• What you should do
Transcribe every entry word for word, but skip the images.

• Data for this exercise

---

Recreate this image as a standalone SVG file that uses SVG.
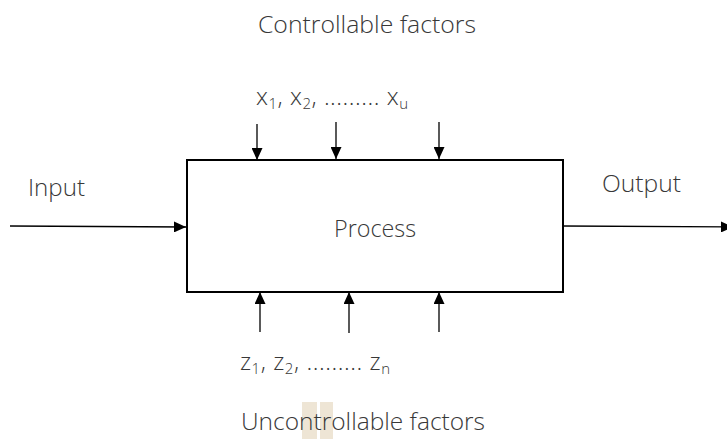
<svg xmlns="http://www.w3.org/2000/svg" width="727" height="439" viewBox="0 0 727 439">
<style>
text{font-family:"Open Sans","Noto Sans","DejaVu Sans",sans-serif;fill:#383838;font-weight:300}
.lbl{font-size:24px}
.sub{font-size:15px}
.ln{stroke:#000;stroke-width:1.3;fill:none}
</style>
<defs>
<marker id="ah" viewBox="0 0 12 11" refX="12" refY="5.5" markerWidth="12" markerHeight="11" markerUnits="userSpaceOnUse" orient="auto">
<path d="M0,0L12,5.5L0,11Z" fill="#000"/>
</marker>
</defs>
<rect x="0" y="0" width="727" height="439" fill="#fff"/>
<g id="watermark">
<rect x="302" y="402" width="15" height="37" fill="#EEE5D5"/>
<rect x="320" y="402" width="13" height="37" fill="#EEE5D5"/>
</g>
<g id="process">
<rect x="187" y="160" width="376" height="132" fill="#fff" stroke="#000" stroke-width="2"/>
<text class="lbl" x="334" y="237" textLength="82" lengthAdjust="spacingAndGlyphs">Process</text>
</g>
<g id="labels">
<text class="lbl" x="258" y="33" textLength="218" lengthAdjust="spacingAndGlyphs">Controllable factors</text>
<text class="lbl" x="28" y="196" textLength="57" lengthAdjust="spacingAndGlyphs">Input</text>
<text class="lbl" x="602" y="192" textLength="79" lengthAdjust="spacingAndGlyphs">Output</text>
<text class="lbl" x="256" y="105" textLength="152" lengthAdjust="spacing">x<tspan class="sub" dy="4">1</tspan><tspan dy="-4">, x</tspan><tspan class="sub" dy="4">2</tspan><tspan dy="-4">, ......... x</tspan><tspan class="sub" dy="4">u</tspan></text>
<text class="lbl" x="240" y="370" textLength="150" lengthAdjust="spacing">z<tspan class="sub" dy="4">1</tspan><tspan dy="-4">, z</tspan><tspan class="sub" dy="4">2</tspan><tspan dy="-4">, ......... z</tspan><tspan class="sub" dy="4">n</tspan></text>
<text class="lbl" x="241" y="430" textLength="244" lengthAdjust="spacingAndGlyphs">Uncontrollable factors</text>
</g>
<g id="connectors">
<line class="ln" x1="10" y1="226" x2="186" y2="227" marker-end="url(#ah)"/>
<line class="ln" x1="563" y1="226" x2="733" y2="227" marker-end="url(#ah)"/>
<line class="ln" x1="257" y1="124" x2="257" y2="160" marker-end="url(#ah)"/>
<line class="ln" x1="336" y1="122" x2="336" y2="159" marker-end="url(#ah)"/>
<line class="ln" x1="439" y1="122" x2="439" y2="159" marker-end="url(#ah)"/>
<line class="ln" x1="260" y1="332" x2="260" y2="292" marker-end="url(#ah)"/>
<line class="ln" x1="349" y1="333" x2="349" y2="292" marker-end="url(#ah)"/>
<line class="ln" x1="439" y1="332" x2="439" y2="292" marker-end="url(#ah)"/>
</g>
</svg>
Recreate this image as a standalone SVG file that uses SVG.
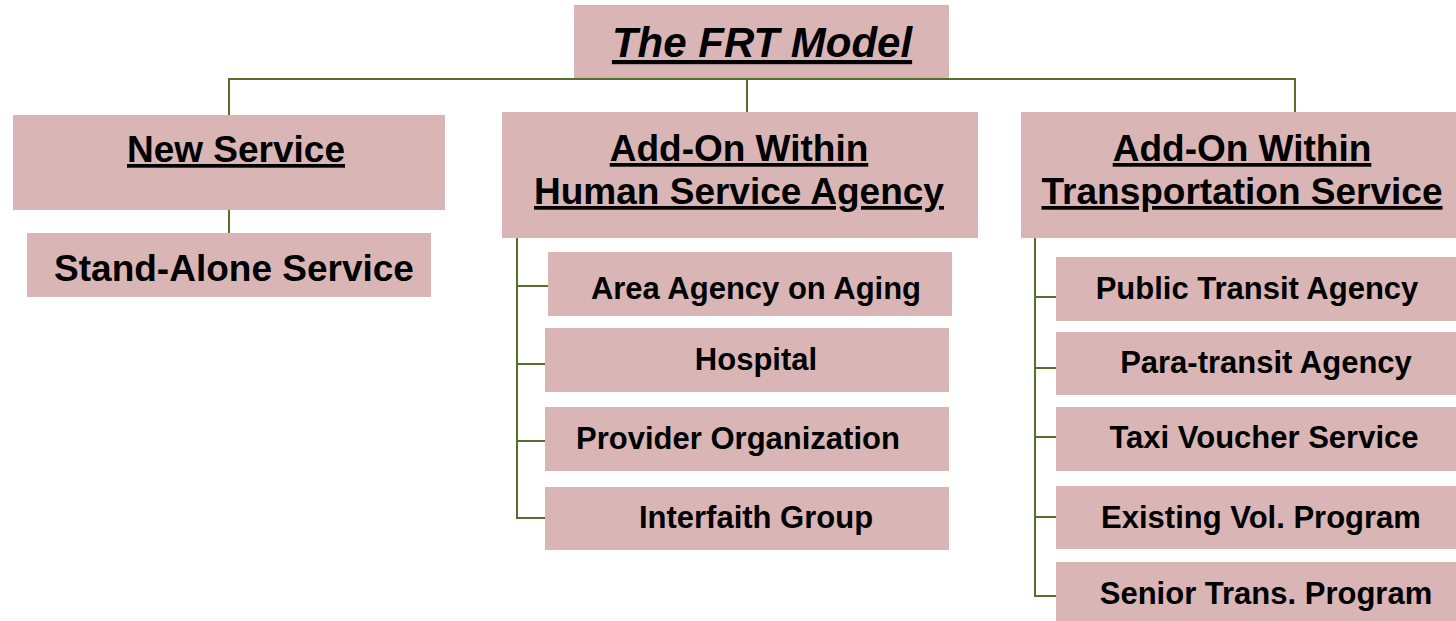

---

• Solution for this problem
Recreate this image as a standalone SVG file that uses SVG.
<svg xmlns="http://www.w3.org/2000/svg" width="727" height="439" viewBox="0 0 727 439">
<style>
text{font-family:"Open Sans","Noto Sans","DejaVu Sans",sans-serif;fill:#383838;font-weight:300}
.lbl{font-size:24px}
.sub{font-size:15px}
.ln{stroke:#000;stroke-width:1.3;fill:none}
</style>
<defs>
<marker id="ah" viewBox="0 0 12 11" refX="12" refY="5.5" markerWidth="12" markerHeight="11" markerUnits="userSpaceOnUse" orient="auto">
<path d="M0,0L12,5.5L0,11Z" fill="#000"/>
</marker>
</defs>
<rect x="0" y="0" width="727" height="439" fill="#fff"/>
<g id="watermark">
<rect x="302" y="402" width="15" height="37" fill="#EEE5D5"/>
<rect x="320" y="402" width="13" height="37" fill="#EEE5D5"/>
</g>
<g id="process">
<rect x="187" y="160" width="376" height="132" fill="#fff" stroke="#000" stroke-width="2"/>
<text class="lbl" x="334" y="237" textLength="82" lengthAdjust="spacingAndGlyphs">Process</text>
</g>
<g id="labels">
<text class="lbl" x="258" y="33" textLength="218" lengthAdjust="spacingAndGlyphs">Controllable factors</text>
<text class="lbl" x="28" y="196" textLength="57" lengthAdjust="spacingAndGlyphs">Input</text>
<text class="lbl" x="602" y="192" textLength="79" lengthAdjust="spacingAndGlyphs">Output</text>
<text class="lbl" x="256" y="105" textLength="152" lengthAdjust="spacing">x<tspan class="sub" dy="4">1</tspan><tspan dy="-4">, x</tspan><tspan class="sub" dy="4">2</tspan><tspan dy="-4">, ......... x</tspan><tspan class="sub" dy="4">u</tspan></text>
<text class="lbl" x="240" y="370" textLength="150" lengthAdjust="spacing">z<tspan class="sub" dy="4">1</tspan><tspan dy="-4">, z</tspan><tspan class="sub" dy="4">2</tspan><tspan dy="-4">, ......... z</tspan><tspan class="sub" dy="4">n</tspan></text>
<text class="lbl" x="241" y="430" textLength="244" lengthAdjust="spacingAndGlyphs">Uncontrollable factors</text>
</g>
<g id="connectors">
<line class="ln" x1="10" y1="226" x2="186" y2="227" marker-end="url(#ah)"/>
<line class="ln" x1="563" y1="226" x2="733" y2="227" marker-end="url(#ah)"/>
<line class="ln" x1="257" y1="124" x2="257" y2="160" marker-end="url(#ah)"/>
<line class="ln" x1="336" y1="122" x2="336" y2="159" marker-end="url(#ah)"/>
<line class="ln" x1="439" y1="122" x2="439" y2="159" marker-end="url(#ah)"/>
<line class="ln" x1="260" y1="332" x2="260" y2="292" marker-end="url(#ah)"/>
<line class="ln" x1="349" y1="333" x2="349" y2="292" marker-end="url(#ah)"/>
<line class="ln" x1="439" y1="332" x2="439" y2="292" marker-end="url(#ah)"/>
</g>
</svg>
Recreate this image as a standalone SVG file that uses SVG.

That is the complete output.